## [AIM]
Word for word, give the material below again, minus any images.

start RECORDED INFORMATION

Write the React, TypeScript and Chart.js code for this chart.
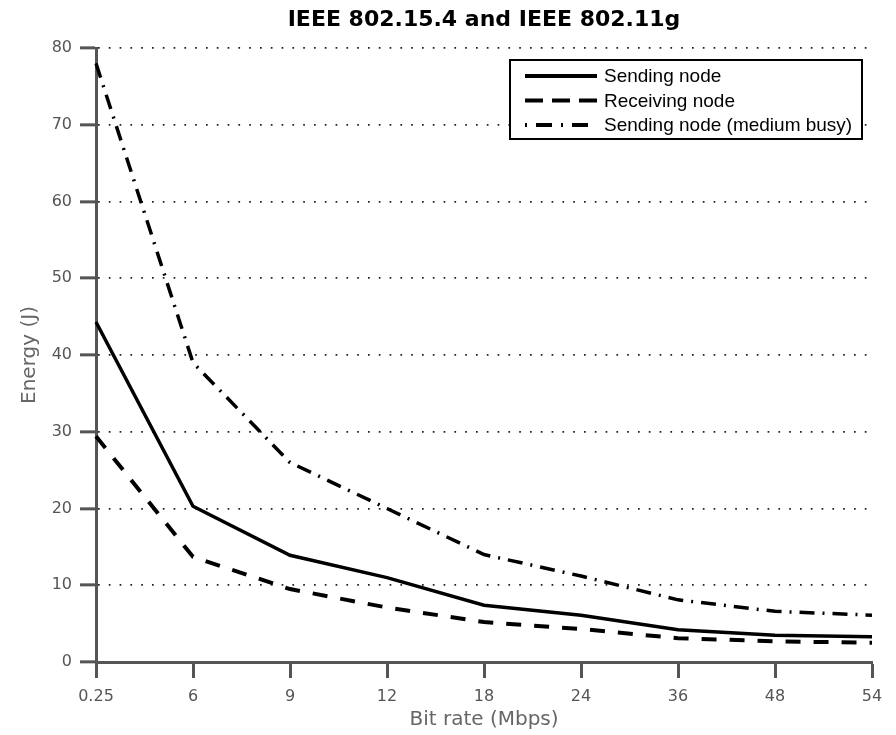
import React, { useEffect, useRef } from "react";
import { Chart, registerables } from "chart.js";

Chart.register(...registerables);

const categories = ["0.25", "6", "9", "12", "18", "24", "36", "48", "54"];
const sendingNode = [44.3, 20.3, 13.9, 11.0, 7.4, 6.1, 4.2, 3.5, 3.3];
const receivingNode = [29.4, 13.7, 9.5, 7.1, 5.2, 4.3, 3.1, 2.7, 2.5];
const sendingBusy = [78.0, 39.0, 26.0, 20.0, 14.0, 11.2, 8.1, 6.6, 6.1];
const yTicks = [0, 10, 20, 30, 40, 50, 60, 70, 80];
const chartTitle = "IEEE 802.15.4 and IEEE 802.11g";

const legendDash: number[][] = [[], [18, 9], [2, 9, 16, 9]];

const titleAndLegend = {
  id: "titleAndLegend",
  afterDatasetsDraw(chart: any) {
    const { ctx, chartArea } = chart;
    ctx.save();
    // title centred over the plot area
    ctx.font = "bold 22px 'DejaVu Sans', sans-serif";
    ctx.fillStyle = "#000";
    ctx.textAlign = "center";
    ctx.textBaseline = "middle";
    ctx.fillText(chartTitle, (chartArea.left + chartArea.right) / 2, 20);

    // boxed legend
    const w = 352;
    const h = 79;
    const x0 = chartArea.right - 10 - w;
    const y0 = chartArea.top + 12;
    ctx.fillStyle = "#ffffff";
    ctx.fillRect(x0, y0, w, h);
    ctx.strokeStyle = "#000";
    ctx.lineWidth = 2;
    ctx.setLineDash([]);
    ctx.strokeRect(x0, y0, w, h);
    ctx.font = "19px 'Liberation Sans', Arial, sans-serif";
    ctx.textBaseline = "middle";
    ctx.textAlign = "left";
    chart.data.datasets.forEach((ds: any, i: number) => {
      const cy = y0 + 16 + i * 24.5;
      ctx.beginPath();
      ctx.setLineDash(legendDash[i]);
      ctx.lineWidth = 4;
      ctx.strokeStyle = "#000";
      ctx.moveTo(x0 + 15, cy);
      ctx.lineTo(x0 + 87, cy);
      ctx.stroke();
      ctx.setLineDash([]);
      ctx.fillStyle = "#000";
      ctx.fillText(ds.label, x0 + 94, cy + 1);
    });
    ctx.restore();
  },
};

export default function App() {
  const ref = useRef<HTMLCanvasElement | null>(null);
  useEffect(() => {
    document.body.style.margin = "0";
    const canvas = ref.current!;
    const chart = new Chart(canvas, {
      type: "line",
      data: {
        labels: categories,
        datasets: [
          {
            label: "Sending node",
            data: sendingNode,
            borderColor: "#000",
            borderWidth: 3.5,
            pointRadius: 0,
            tension: 0,
            fill: false,
          },
          {
            label: "Receiving node",
            data: receivingNode,
            borderColor: "#000",
            borderWidth: 4,
            borderDash: [15, 13],
            pointRadius: 0,
            tension: 0,
            fill: false,
          },
          {
            label: "Sending node (medium busy)",
            data: sendingBusy,
            borderColor: "#000",
            borderWidth: 3.5,
            borderDash: [15, 8, 2, 8],
            pointRadius: 0,
            tension: 0,
            fill: false,
          },
        ],
      },
      options: {
        responsive: false,
        animation: false,
        layout: { padding: { left: 0, right: 24, top: 48, bottom: 0 } },
        plugins: {
          legend: { display: false },
          tooltip: { enabled: false },
          title: { display: false },
        },
        scales: {
          x: {
            type: "category",
            offset: false,
            grid: {
              display: true,
              drawOnChartArea: false,
              drawTicks: true,
              tickLength: 16,
              tickWidth: 3,
              tickColor: "#555",
              color: "#555",
            },
            border: { display: true, color: "#555", width: 3 },
            ticks: {
              color: "#555",
              padding: 9,
              maxRotation: 0,
              autoSkip: false,
              font: { family: "'DejaVu Sans', sans-serif", size: 16 },
            },
            title: {
              display: true,
              text: "Bit rate (Mbps)",
              color: "#666",
              font: { family: "'DejaVu Sans', sans-serif", size: 20 },
              padding: { top: 0, bottom: 3 },
            },
            afterFit: (scale: any) => {
              scale.height = 73;
            },
          },
          y: {
            type: "linear",
            min: 0,
            max: 80,
            afterBuildTicks: (scale: any) => {
              scale.ticks = yTicks.map((v) => ({ value: v }));
            },
            grid: {
              display: true,
              drawOnChartArea: true,
              drawTicks: true,
              tickLength: 16,
              tickWidth: 3,
              tickColor: "#555",
              tickBorderDash: [],
              color: "#222",
              lineWidth: 1.7,
            },
            border: { display: true, color: "#555", width: 3, dash: [1.7, 9.1] },
            ticks: {
              color: "#555",
              padding: 8,
              font: { family: "'DejaVu Sans', sans-serif", size: 16 },
            },
            title: {
              display: true,
              text: "Energy (J)",
              color: "#666",
              font: { family: "'DejaVu Sans', sans-serif", size: 20 },
              padding: { top: 18, bottom: 0 },
            },
            afterFit: (scale: any) => {
              scale.width = 96;
            },
          },
        },
      },
      plugins: [titleAndLegend],
    });
    return () => chart.destroy();
  }, []);
  return <canvas ref={ref} width={896} height={735} style={{ display: "block" }} />;
}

end RECORDED INFORMATION

## [SOLUTION]
Write the React, TypeScript and Chart.js code for this chart.
import React, { useEffect, useRef } from "react";
import { Chart, registerables } from "chart.js";

Chart.register(...registerables);

const categories = ["0.25", "6", "9", "12", "18", "24", "36", "48", "54"];
const sendingNode = [44.3, 20.3, 13.9, 11.0, 7.4, 6.1, 4.2, 3.5, 3.3];
const receivingNode = [29.4, 13.7, 9.5, 7.1, 5.2, 4.3, 3.1, 2.7, 2.5];
const sendingBusy = [78.0, 39.0, 26.0, 20.0, 14.0, 11.2, 8.1, 6.6, 6.1];
const yTicks = [0, 10, 20, 30, 40, 50, 60, 70, 80];
const chartTitle = "IEEE 802.15.4 and IEEE 802.11g";

const legendDash: number[][] = [[], [18, 9], [2, 9, 16, 9]];

const titleAndLegend = {
  id: "titleAndLegend",
  afterDatasetsDraw(chart: any) {
    const { ctx, chartArea } = chart;
    ctx.save();
    // title centred over the plot area
    ctx.font = "bold 22px 'DejaVu Sans', sans-serif";
    ctx.fillStyle = "#000";
    ctx.textAlign = "center";
    ctx.textBaseline = "middle";
    ctx.fillText(chartTitle, (chartArea.left + chartArea.right) / 2, 20);

    // boxed legend
    const w = 352;
    const h = 79;
    const x0 = chartArea.right - 10 - w;
    const y0 = chartArea.top + 12;
    ctx.fillStyle = "#ffffff";
    ctx.fillRect(x0, y0, w, h);
    ctx.strokeStyle = "#000";
    ctx.lineWidth = 2;
    ctx.setLineDash([]);
    ctx.strokeRect(x0, y0, w, h);
    ctx.font = "19px 'Liberation Sans', Arial, sans-serif";
    ctx.textBaseline = "middle";
    ctx.textAlign = "left";
    chart.data.datasets.forEach((ds: any, i: number) => {
      const cy = y0 + 16 + i * 24.5;
      ctx.beginPath();
      ctx.setLineDash(legendDash[i]);
      ctx.lineWidth = 4;
      ctx.strokeStyle = "#000";
      ctx.moveTo(x0 + 15, cy);
      ctx.lineTo(x0 + 87, cy);
      ctx.stroke();
      ctx.setLineDash([]);
      ctx.fillStyle = "#000";
      ctx.fillText(ds.label, x0 + 94, cy + 1);
    });
    ctx.restore();
  },
};

export default function App() {
  const ref = useRef<HTMLCanvasElement | null>(null);
  useEffect(() => {
    document.body.style.margin = "0";
    const canvas = ref.current!;
    const chart = new Chart(canvas, {
      type: "line",
      data: {
        labels: categories,
        datasets: [
          {
            label: "Sending node",
            data: sendingNode,
            borderColor: "#000",
            borderWidth: 3.5,
            pointRadius: 0,
            tension: 0,
            fill: false,
          },
          {
            label: "Receiving node",
            data: receivingNode,
            borderColor: "#000",
            borderWidth: 4,
            borderDash: [15, 13],
            pointRadius: 0,
            tension: 0,
            fill: false,
          },
          {
            label: "Sending node (medium busy)",
            data: sendingBusy,
            borderColor: "#000",
            borderWidth: 3.5,
            borderDash: [15, 8, 2, 8],
            pointRadius: 0,
            tension: 0,
            fill: false,
          },
        ],
      },
      options: {
        responsive: false,
        animation: false,
        layout: { padding: { left: 0, right: 24, top: 48, bottom: 0 } },
        plugins: {
          legend: { display: false },
          tooltip: { enabled: false },
          title: { display: false },
        },
        scales: {
          x: {
            type: "category",
            offset: false,
            grid: {
              display: true,
              drawOnChartArea: false,
              drawTicks: true,
              tickLength: 16,
              tickWidth: 3,
              tickColor: "#555",
              color: "#555",
            },
            border: { display: true, color: "#555", width: 3 },
            ticks: {
              color: "#555",
              padding: 9,
              maxRotation: 0,
              autoSkip: false,
              font: { family: "'DejaVu Sans', sans-serif", size: 16 },
            },
            title: {
              display: true,
              text: "Bit rate (Mbps)",
              color: "#666",
              font: { family: "'DejaVu Sans', sans-serif", size: 20 },
              padding: { top: 0, bottom: 3 },
            },
            afterFit: (scale: any) => {
              scale.height = 73;
            },
          },
          y: {
            type: "linear",
            min: 0,
            max: 80,
            afterBuildTicks: (scale: any) => {
              scale.ticks = yTicks.map((v) => ({ value: v }));
            },
            grid: {
              display: true,
              drawOnChartArea: true,
              drawTicks: true,
              tickLength: 16,
              tickWidth: 3,
              tickColor: "#555",
              tickBorderDash: [],
              color: "#222",
              lineWidth: 1.7,
            },
            border: { display: true, color: "#555", width: 3, dash: [1.7, 9.1] },
            ticks: {
              color: "#555",
              padding: 8,
              font: { family: "'DejaVu Sans', sans-serif", size: 16 },
            },
            title: {
              display: true,
              text: "Energy (J)",
              color: "#666",
              font: { family: "'DejaVu Sans', sans-serif", size: 20 },
              padding: { top: 18, bottom: 0 },
            },
            afterFit: (scale: any) => {
              scale.width = 96;
            },
          },
        },
      },
      plugins: [titleAndLegend],
    });
    return () => chart.destroy();
  }, []);
  return <canvas ref={ref} width={896} height={735} style={{ display: "block" }} />;
}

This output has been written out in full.